“Nico fora brilhante e belo. Flores de nada serviriam.”
Há quem diga que não se devem julgar os livros pela capa, mas talvez o mesmo possa ser dito em relação aos títulos – a menos que, neste caso, sejam adeptos da ironia ou não o agarrem julgando ter de borla um empurrão emocional. Escrito por Rebecca Makkai, “Os Otimistas” (Asa, 2019) transporta-nos de volta aos anos 1980, década em que a SIDA deixou um rasto de terror que, em alguns casos, ainda provoca assombrações em muitas famílias.
O livro começa com um grupo de amigos que choram Nico, bebendo como se não houvesse amanhã e celebrando a morte como se de uma festa se tratasse, ainda que essa celebração tenha um ar forçado. Na cerimónia fúnebre apenas está apenas presente a família, uma família que, com excepção da irmã Fiona, o abandonou quando tinha quinze anos. A irmã, que Nico olhava de certa forma como mãe, tinha então onze anos.
A narrativa decorre depois a duas velocidades e tempos: logo após o funeral de Nico, seguindo os passos de Yale Tishman, que acompanhou Nico até ao final e experiencia o medo da doença e a vontade de poder ter um futuro – enquanto vai vendo a Morte ceifar sem piedade uma série de amigos; e três décadas depois, onde Fiona tenta, em Paris, reencontrar a filha que desapareceu sem deixar rasto, libertando-a de uma sensação de perda que a consome desde esses anos em que era uma outra. Pelo meio temos outras personagens maiores, cujas vidas se acabam por cruzar nestes dois saltos temporais, sempre na procura de algo parecido à redenção.

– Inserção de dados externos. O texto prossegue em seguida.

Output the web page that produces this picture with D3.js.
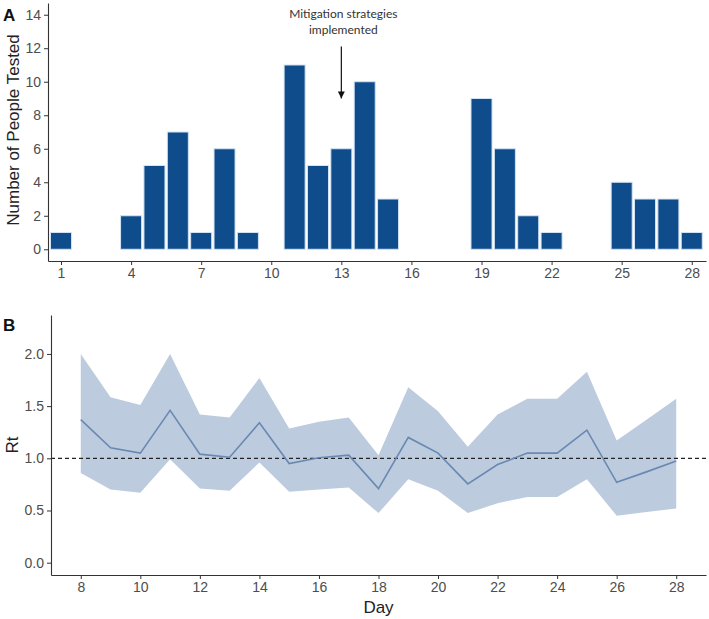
<!DOCTYPE html>
<html>
<head>
<meta charset="utf-8">
<script src="https://cdn.jsdelivr.net/npm/d3@7"></script>
<style>
  body { margin: 0; background: #fff; }
  svg { display: block; }
</style>
</head>
<body>
<svg id="chart" width="709" height="619"></svg>
<script>
// ---- Panel A data ----
const days = d3.range(1, 29);
const tested = [1, 0, 0, 2, 5, 7, 1, 6, 1, 0, 11, 5, 6, 10, 3, 0, 0, 0, 9, 6, 2, 1, 0, 0, 4, 3, 3, 1];
const xTicksA = [1, 4, 7, 10, 13, 16, 19, 22, 25, 28];
const yTicksA = [0, 2, 4, 6, 8, 10, 12, 14];
const annotationLines = ["Mitigation strategies", "implemented"];
const annotationDay = 13;
const arrowFrom = 12.1, arrowTo = 9.0;

// ---- Panel B data ----
const rtDays = d3.range(8, 29);
const rtMean  = [1.37, 1.10, 1.05, 1.46, 1.04, 1.01, 1.34, 0.95, 1.005, 1.03, 0.71, 1.20, 1.05, 0.755, 0.94, 1.05, 1.05, 1.27, 0.77, 0.87, 0.975];
const rtLower = [0.86, 0.70, 0.67, 0.99, 0.71, 0.69, 0.96, 0.68, 0.70, 0.72, 0.475, 0.80, 0.69, 0.475, 0.57, 0.63, 0.63, 0.80, 0.45, 0.485, 0.52];
const rtUpper = [2.00, 1.585, 1.51, 2.00, 1.42, 1.39, 1.77, 1.285, 1.35, 1.39, 1.03, 1.68, 1.45, 1.11, 1.42, 1.57, 1.57, 1.83, 1.17, 1.37, 1.57];
const xTicksB = [8, 10, 12, 14, 16, 18, 20, 22, 24, 26, 28];
const yTicksB = [0, 0.5, 1.0, 1.5, 2.0];

const svg = d3.select("#chart");
const axisColor = "#333";
const tickText = "#4d4d4d";
const font = "'Liberation Sans', Arial, sans-serif";

function styleAxis(g) {
  g.selectAll(".domain").attr("stroke", axisColor).attr("stroke-width", 1.1);
  g.selectAll(".tick line").attr("stroke", axisColor).attr("stroke-width", 1);
  g.selectAll(".tick text").attr("fill", tickText).style("font-family", font).style("font-size", "14px");
}

// ================= Panel A =================
const xA = d3.scaleLinear().domain([0.443, 28.61]).range([48, 706]);
const yA = d3.scaleLinear().domain([-0.7, 14.7]).range([261, 3]);
const gA = svg.append("g");

const barW = 0.9;
gA.selectAll("rect.bar").data(days.map((d, i) => ({ day: d, v: tested[i] })).filter(d => d.v > 0))
  .enter().append("rect")
  .attr("class", "bar")
  .attr("x", d => xA(d.day - barW / 2))
  .attr("width", d => xA(d.day + barW / 2) - xA(d.day - barW / 2))
  .attr("y", d => yA(d.v))
  .attr("height", d => yA(0) - yA(d.v))
  .attr("fill", "#0f4c8b")
  .attr("stroke", "#d3e3f3")
  .attr("stroke-width", 1);

const axAx = gA.append("g").attr("transform", `translate(0,261)`)
  .call(d3.axisBottom(xA).tickValues(xTicksA).tickSize(4).tickSizeOuter(0).tickPadding(3));
styleAxis(axAx);
const axAy = gA.append("g").attr("transform", `translate(48,0)`)
  .call(d3.axisLeft(yA).tickValues(yTicksA).tickSize(4).tickSizeOuter(0).tickPadding(3));
styleAxis(axAy);

gA.append("text")
  .attr("transform", `translate(19,${(yA(-0.7) + yA(14.7)) / 2 - 2}) rotate(-90)`)
  .attr("text-anchor", "middle")
  .style("font-family", font).style("font-size", "17px").attr("fill", "#222")
  .text("Number of People Tested");

gA.append("text").attr("x", 3).attr("y", 21)
  .style("font-family", font).style("font-size", "17px").style("font-weight", "bold").attr("fill", "#111")
  .text("A");

// annotation
const annX = xA(annotationDay) + 2;
gA.selectAll("text.ann").data(annotationLines).enter().append("text")
  .attr("class", "ann")
  .attr("x", annX)
  .attr("y", (d, i) => 18 + i * 16)
  .attr("text-anchor", "middle")
  .style("font-family", "Lato, 'Open Sans', sans-serif").style("font-size", "12px").attr("fill", "#333")
  .text(d => d);

const defs = svg.append("defs");
defs.append("marker").attr("id", "arrow").attr("viewBox", "0 0 10 10")
  .attr("refX", 10).attr("refY", 5).attr("markerWidth", 7).attr("markerHeight", 7)
  .attr("markerUnits", "userSpaceOnUse")
  .attr("orient", "auto")
  .append("path").attr("d", "M0,0 L10,5 L0,10 z").attr("fill", "#111");

gA.append("line")
  .attr("x1", xA(annotationDay)).attr("x2", xA(annotationDay))
  .attr("y1", yA(arrowFrom)).attr("y2", yA(arrowTo))
  .attr("stroke", "#111").attr("stroke-width", 1.2)
  .attr("marker-end", "url(#arrow)");

// ================= Panel B =================
const xB = d3.scaleLinear().domain([7, 29]).range([51, 706]);
const yB = d3.scaleLinear().domain([-0.118, 2.373]).range([575, 315]);
const gB = svg.append("g");

const rows = rtDays.map((d, i) => ({ day: d, m: rtMean[i], lo: rtLower[i], hi: rtUpper[i] }));

gB.append("path").datum(rows)
  .attr("d", d3.area().x(d => xB(d.day)).y0(d => yB(d.lo)).y1(d => yB(d.hi)))
  .attr("fill", "#bccbde");

gB.append("line")
  .attr("x1", xB(7)).attr("x2", xB(29))
  .attr("y1", yB(1)).attr("y2", yB(1))
  .attr("stroke", "#222").attr("stroke-width", 1.2).attr("stroke-dasharray", "4,3");

gB.append("path").datum(rows)
  .attr("d", d3.line().x(d => xB(d.day)).y(d => yB(d.m)))
  .attr("fill", "none").attr("stroke", "#6989b2").attr("stroke-width", 1.6);

const axBx = gB.append("g").attr("transform", `translate(0,575)`)
  .call(d3.axisBottom(xB).tickValues(xTicksB).tickSize(4).tickSizeOuter(0).tickPadding(3));
styleAxis(axBx);
const axBy = gB.append("g").attr("transform", `translate(51,0)`)
  .call(d3.axisLeft(yB).tickValues(yTicksB).tickFormat(d3.format(".1f")).tickSize(4).tickSizeOuter(0).tickPadding(3));
styleAxis(axBy);

gB.append("text")
  .attr("transform", `translate(18,445) rotate(-90)`)
  .attr("text-anchor", "middle")
  .style("font-family", font).style("font-size", "17px").attr("fill", "#222")
  .text("Rt");

gB.append("text").attr("x", xB(18)).attr("y", 613)
  .attr("text-anchor", "middle")
  .style("font-family", font).style("font-size", "17px").attr("fill", "#222")
  .text("Day");

gB.append("text").attr("x", 3).attr("y", 331)
  .style("font-family", font).style("font-size", "17px").style("font-weight", "bold").attr("fill", "#111")
  .text("B");
</script>
</body>
</html>
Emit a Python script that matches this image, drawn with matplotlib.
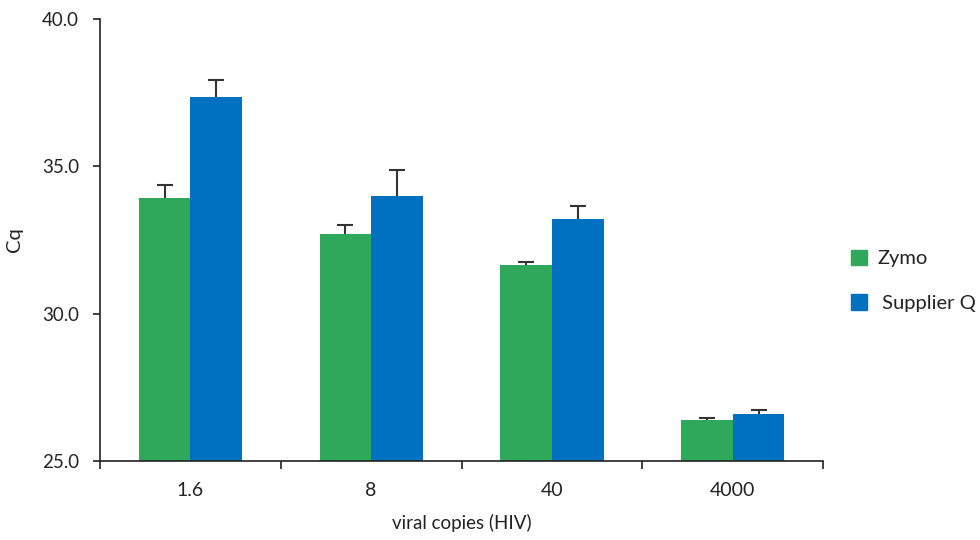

Rebecca Makkai é exemplar na forma como retrata a tragédia humana, a instalação do terror, o passado que assombra o futuro. “Primeiro, temos medo de uma coisa e, de repente, estamos com medo de tudo”, lê-se a certa altura. E é isto que as personagens de “Os Otimistas” fazem: combater o medo, uma vez que já viveram todas as provações, vivendo com a crença – ou fingindo como bons actores – de que nada de errado poderá acontecer. A haver um mantra existencial neste romance finalista do Pullitzer Prize, será talvez este: pode-se escrever por cima das coisas, mas não se pode apagá-las. Ou seja, aprendamos a viver com as cores que se vão derramando sobre a nossa folha em branco.